(Stored dataset items)
- - - -
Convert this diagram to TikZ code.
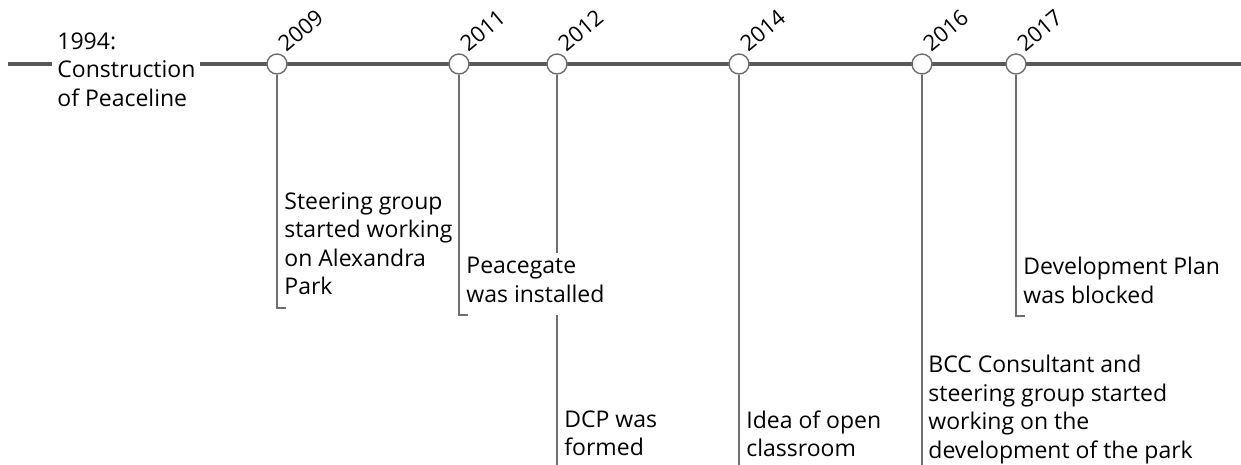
\documentclass[tikz,border=0pt]{standalone}
\usepackage{fontspec}
\setmainfont{Open Sans}
\usetikzlibrary{backgrounds}

\definecolor{axisgray}{HTML}{595959}
\definecolor{stemgray}{HTML}{6E6E6E}

\tikzset{
    axis/.style={line width=2pt, draw=axisgray},
    stem/.style={line width=1pt, draw=stemgray},
    marker/.style={circle, draw=stemgray, line width=0.7pt, fill=white, minimum size=10pt, inner sep=0pt},
    year/.style={rotate=40, anchor=south west, inner sep=0pt, font=\fontsize{11}{13}\selectfont},
    event/.style={anchor=north west, align=left, fill=white, inner xsep=2.5pt, inner ysep=2pt,
        font=\fontsize{11.5}{14.25}\selectfont, execute at begin node=\strut, execute at end node=\strut},
}

\begin{document}
\begin{tikzpicture}[x=0.5pt, y=-0.5pt]
    \useasboundingbox (0,0) rectangle (1241,465);

    % Ends of the time axis
    \coordinate (start) at (8,64);
    \coordinate (end) at (1241,64);
    \coordinate (bottom) at (0,465);

    % Year markers on the axis
    \node[marker] (y2009) at (277,64) {};
    \node[marker] (y2011) at (459,64) {};
    \node[marker] (y2012) at (557,64) {};
    \node[marker] (y2014) at (739,64) {};
    \node[marker] (y2016) at (922,64) {};
    \node[marker] (y2017) at (1016,64) {};

    % Year labels
    \node[year] (l2009) at ([shift={(2,-3)}]y2009.north east) {2009};
    \node[year] (l2011) at ([shift={(2,-3)}]y2011.north east) {2011};
    \node[year] (l2012) at ([shift={(2,-3)}]y2012.north east) {2012};
    \node[year] (l2014) at ([shift={(2,-3)}]y2014.north east) {2014};
    \node[year] (l2016) at ([shift={(2,-3)}]y2016.north east) {2016};
    \node[year] (l2017) at ([shift={(2,-3)}]y2017.north east) {2017};

    % Start of the line
    \node[event] (e1994) at (52,28) {1994:\\Construction\\of Peaceline};

    % Events below the axis
    \node[event] (e2009) at (279,188) {Steering group\\started working\\on Alexandra\\Park};
    \node[event] (e2011) at (461,253) {Peacegate\\was installed};
    \node[event] (e2012) at (559,406) {DCP was\\formed};
    \node[event] (e2014) at (741,406) {Idea of open\\classroom};
    \node[event] (e2016) at (923,351) {BCC Consultant and\\steering group started\\working on the\\development of the park};
    \node[event] (e2017) at (1018,253) {Development Plan\\was blocked};

    % Axis and long stems go behind the text boxes
    \begin{pgfonlayer}{background}
        \draw[axis] (start) -- (end);
        \draw[stem] (y2012) -- (y2012 |- bottom);
        \draw[stem] (y2014) -- (y2014 |- bottom);
        \draw[stem] (y2016) -- (y2016 |- bottom);
    \end{pgfonlayer}

    % Short stems ending in a small foot
    \draw[stem] (y2009) -- (y2009 |- e2009.south) -- ++(9,0);
    \draw[stem] (y2011) -- (y2011 |- e2011.south) -- ++(9,0);
    \draw[stem] (y2017) -- (y2017 |- e2017.south) -- ++(9,0);
\end{tikzpicture}
\end{document}
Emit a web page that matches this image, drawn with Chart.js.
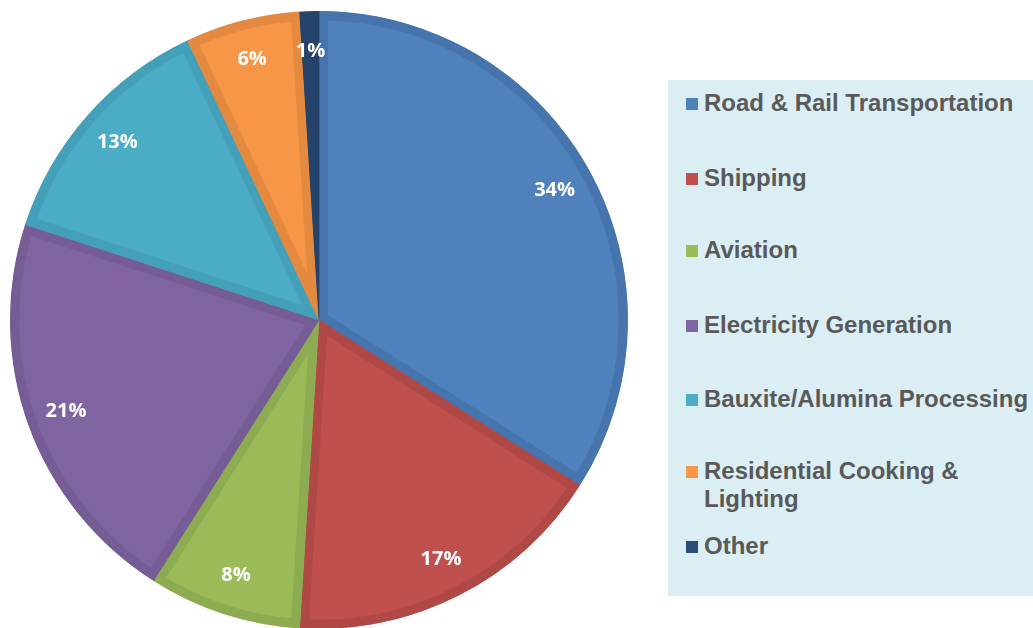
<!DOCTYPE html>
<html>
<head>
<meta charset="utf-8">
<script src="https://cdn.jsdelivr.net/npm/chart.js@4/dist/chart.umd.min.js"></script>
<style>
  html, body { margin: 0; padding: 0; background: #ffffff; width: 1033px; height: 628px; overflow: hidden; }
  #wrap { position: absolute; left: 0; top: 0; width: 660px; height: 640px; }
  #legend {
    position: absolute; left: 668px; top: 80px; width: 380px; height: 516px;
    background: #DBEEF4; font-family: "Liberation Sans", Arial, sans-serif;
    font-weight: bold; font-size: 24px; color: #595959;
  }
  .item { position: absolute; left: 18px; display: flex; align-items: flex-start; line-height: 28px; white-space: nowrap; }
  .sw { width: 12px; height: 12px; margin-top: 9px; margin-right: 6px; flex: none; }
</style>
</head>
<body>
<div id="wrap"><canvas id="c" width="660" height="640"></canvas></div>
<div id="legend"></div>
<script>
const categories = [
  "Road & Rail Transportation",
  "Shipping",
  "Aviation",
  "Electricity Generation",
  "Bauxite/Alumina Processing",
  ["Residential Cooking &", "Lighting"],
  "Other"
];
const shares = [34, 17, 8, 21, 13, 6, 1];
const fillColors = ["#4F81BD", "#C0504D", "#9BBB59", "#8064A2", "#4BACC6", "#F79646", "#2C4D75"];
const edgeColors = ["#4675AE", "#B04946", "#8DAB50", "#755C95", "#44A0B8", "#E38A40", "#25436A"];
const legendTops = [9, 84, 156, 231, 305, 377, 452];

const labelPlugin = {
  id: 'pctLabels',
  afterDatasetsDraw(chart) {
    const ctx = chart.ctx;
    const meta = chart.getDatasetMeta(0);
    ctx.save();
    ctx.fillStyle = '#ffffff';
    ctx.font = 'bold 20px "Open Sans", "Liberation Sans", sans-serif';
    ctx.textAlign = 'center';
    ctx.textBaseline = 'middle';
    meta.data.forEach((arc, i) => {
      const p = arc.getProps(['x', 'y', 'startAngle', 'endAngle', 'outerRadius'], true);
      const mid = (p.startAngle + p.endAngle) / 2;
      const r = p.outerRadius * 0.87;
      ctx.fillText(shares[i] + '%', p.x + Math.cos(mid) * r, p.y + Math.sin(mid) * r);
    });
    ctx.restore();
  }
};

new Chart(document.getElementById('c'), {
  type: 'pie',
  data: {
    labels: categories,
    datasets: [{
      data: shares,
      backgroundColor: fillColors,
      borderColor: edgeColors,
      borderWidth: 9,
      borderAlign: 'inner'
    }]
  },
  options: {
    responsive: false,
    animation: false,
    layout: { padding: { left: 10, right: 32, top: 11, bottom: 11 } },
    plugins: { legend: { display: false }, tooltip: { enabled: false } }
  },
  plugins: [labelPlugin]
});

const lg = document.getElementById('legend');
categories.forEach((lab, i) => {
  const it = document.createElement('div');
  it.className = 'item';
  it.style.top = legendTops[i] + 'px';
  const sw = document.createElement('div');
  sw.className = 'sw';
  sw.style.background = fillColors[i];
  const tx = document.createElement('div');
  tx.innerHTML = (Array.isArray(lab) ? lab : [lab]).map(s => s.replace(/&/g, '&amp;')).join('<br>');
  it.appendChild(sw); it.appendChild(tx);
  lg.appendChild(it);
});
</script>
</body>
</html>
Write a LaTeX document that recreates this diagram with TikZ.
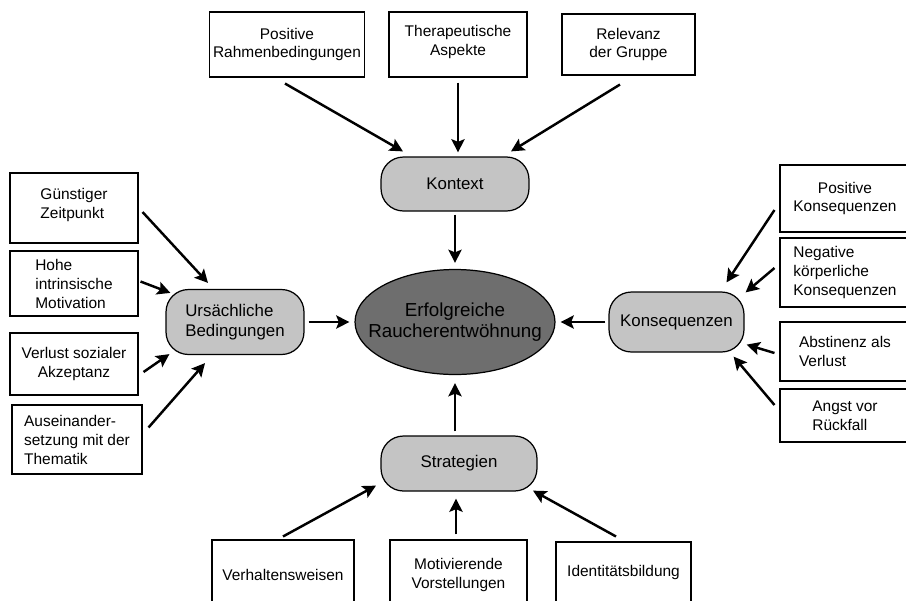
\documentclass[tikz,border=0pt]{standalone}
\usepackage{fontspec}
\setmainfont{Liberation Sans}
\usetikzlibrary{arrows.meta,calc,shapes.geometric}
\definecolor{nodegray}{HTML}{C4C4C4}
\definecolor{goalgray}{HTML}{6E6E6E}
\begin{document}
\begin{tikzpicture}[x=0.02cm, y=-0.02cm,
  leaf/.style={draw, line width=0.6pt, fill=white, align=center, inner sep=2pt, font=\fontsize{8.8}{10.8}\selectfont},
  factor/.style={draw, line width=0.7pt, fill=nodegray, rounded corners=0.45cm, align=left, font=\fontsize{9.6}{11.8}\selectfont},
  flow/.style={-{Stealth[length=7.5pt,width=7.5pt,inset=1.5pt]}, line width=1.4pt}]
\clip (0,0) rectangle (906,600);
% center
\node[draw, ellipse, line width=0.7pt, fill=goalgray, minimum width=4cm, minimum height=2.1cm, inner xsep=-0.34cm, inner ysep=0pt, align=center, font=\fontsize{10.7}{12.2}\selectfont] (goal) at (455,322) {Erfolgreiche\\Raucherentw\"ohnung};
\node[factor, minimum width=2.96cm, minimum height=1.08cm] (ctx) at (455,184) {Kontext};
\node[factor, minimum width=3.12cm, minimum height=1.1cm] (strat) at (459,463.5) {Strategien};
\node[factor, minimum width=2.76cm, minimum height=1.3cm] (cause) at (235,322) {Urs\"achliche\\Bedingungen};
\node[factor, minimum width=2.7cm, minimum height=1.2cm] (cons) at (676.5,322) {Konsequenzen};
% top
\node[leaf, minimum width=3.04cm, minimum height=1.3cm] (rahmen) at (287,44.5) {Positive\\Rahmenbedingungen};
\node[leaf, minimum width=2.76cm, minimum height=1.3cm] (thera) at (458,44.5) {Therapeutische\\Aspekte\\[-6pt]};
\node[leaf, minimum width=2.66cm, minimum height=1.22cm] (gruppe) at (628.5,44.5) {Relevanz\\der Gruppe};
% left
\node[leaf, align=left, minimum width=2.56cm, minimum height=1.4cm] (zeit) at (74,208) {G\"unstiger\\Zeitpunkt\\[-6pt]};
\node[leaf, align=left, minimum width=2.56cm, minimum height=1.3cm] (motiv) at (74,283.5) {Hohe\\intrinsische\\Motivation};
\node[leaf, minimum width=2.56cm, minimum height=1.24cm] (akzept) at (74,364) {Verlust sozialer\\Akzeptanz};
\node[leaf, align=left, minimum width=2.6cm, minimum height=1.38cm] (thema) at (77,439.5) {Auseinander-\\setzung mit der\\Thematik};
% right
\node[leaf, minimum width=2.6cm, minimum height=1.34cm] (poskon) at (845,198.5) {Positive\\Konsequenzen};
\node[leaf, align=left, minimum width=2.6cm, minimum height=1.38cm] (negkon) at (845,272.5) {Negative\\k\"orperliche\\Konsequenzen};
\node[leaf, align=left, minimum width=2.6cm, minimum height=1.18cm] (verlust) at (845,351.5) {Abstinenz als\\Verlust};
\node[leaf, align=left, minimum width=2.6cm, minimum height=1.06cm] (angst) at (845,415.5) {Angst vor\\R\"uckfall};
% bottom
\node[leaf, minimum width=2.84cm, minimum height=1.4cm] (verhalten) at (283,575) {Verhaltensweisen};
\node[leaf, minimum width=2.74cm, minimum height=1.4cm] (vorstell) at (458.5,575) {Motivierende\\Vorstellungen};
\node[leaf, minimum width=2.7cm, minimum height=1.4cm] (ident) at (623.5,577) {Identit\"atsbildung\\[-4pt]};
% arrows into Kontext
\draw[flow] ($(rahmen.south)+(-2,6)$) -- ($(ctx.north)+(-52,-5)$);
\draw[flow] ($(thera.south)+(0,5)$) -- ($(ctx.north)+(3,-4)$);
\draw[flow] ($(gruppe.south)+(-8.5,9)$) -- ($(ctx.north)+(56,-5)$);
% arrows into the center
\draw[flow] ($(ctx.south)+(0,3)$) -- ($(goal.north)+(0,-6)$);
\draw[flow] ($(strat.north)+(-4,-4)$) -- ($(goal.south)+(0,8)$);
\draw[flow] ($(cause.east)+(4,0)$) -- ($(goal.west)+(-5,0)$);
\draw[flow] ($(cons.west)+(-3,0)$) -- ($(goal.east)+(5,0)$);
% arrows into Ursaechliche Bedingungen
\draw[flow] ($(zeit.east)+(4,4)$) -- ($(cause.north)+(-27,-6)$);
\draw[flow] ($(motiv.east)+(2,-2)$) -- ($(cause.north west)+(5,4)$);
\draw[flow] ($(akzept.east)+(5,8)$) -- ($(cause.south west)+(4,-1)$);
\draw[flow] ($(thema.east)+(6,-12)$) -- ($(cause.south)+(-30,8)$);
% arrows into Konsequenzen
\draw[flow] ($(poskon.west)+(-5,11.5)$) -- ($(cons.north)+(50,-9)$);
\draw[flow] ($(negkon.west)+(-5,-4.5)$) -- ($(cons.north east)+(1,1)$);
\draw[flow] ($(verlust.west)+(-5,1.5)$) -- ($(cons.south east)+(2,-8)$);
\draw[flow] ($(angst.west)+(-5,-10.5)$) -- ($(cons.south east)+(-11,4)$);
% arrows into Strategien
\draw[flow] ($(verhalten.north)+(0,-3)$) -- ($(strat.south)+(-83,-6)$);
\draw[flow] ($(vorstell.north)+(-2.5,-5)$) -- ($(strat.south)+(-3,7)$);
\draw[flow] ($(ident.north)+(-7.5,-5)$) -- ($(strat.south)+(74,-1)$);
\end{tikzpicture}
\end{document}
- - - -
▶ _Task_: Repeat the lines exactly as they stand, from the opening line of the data through the line with "(0,0) rectangle (1241,465);". Pictures stay out of the copy.

▶ _Result below_:
Convert this diagram to TikZ code.
\documentclass[tikz,border=0pt]{standalone}
\usepackage{fontspec}
\setmainfont{Open Sans}
\usetikzlibrary{backgrounds}

\definecolor{axisgray}{HTML}{595959}
\definecolor{stemgray}{HTML}{6E6E6E}

\tikzset{
    axis/.style={line width=2pt, draw=axisgray},
    stem/.style={line width=1pt, draw=stemgray},
    marker/.style={circle, draw=stemgray, line width=0.7pt, fill=white, minimum size=10pt, inner sep=0pt},
    year/.style={rotate=40, anchor=south west, inner sep=0pt, font=\fontsize{11}{13}\selectfont},
    event/.style={anchor=north west, align=left, fill=white, inner xsep=2.5pt, inner ysep=2pt,
        font=\fontsize{11.5}{14.25}\selectfont, execute at begin node=\strut, execute at end node=\strut},
}

\begin{document}
\begin{tikzpicture}[x=0.5pt, y=-0.5pt]
    \useasboundingbox (0,0) rectangle (1241,465);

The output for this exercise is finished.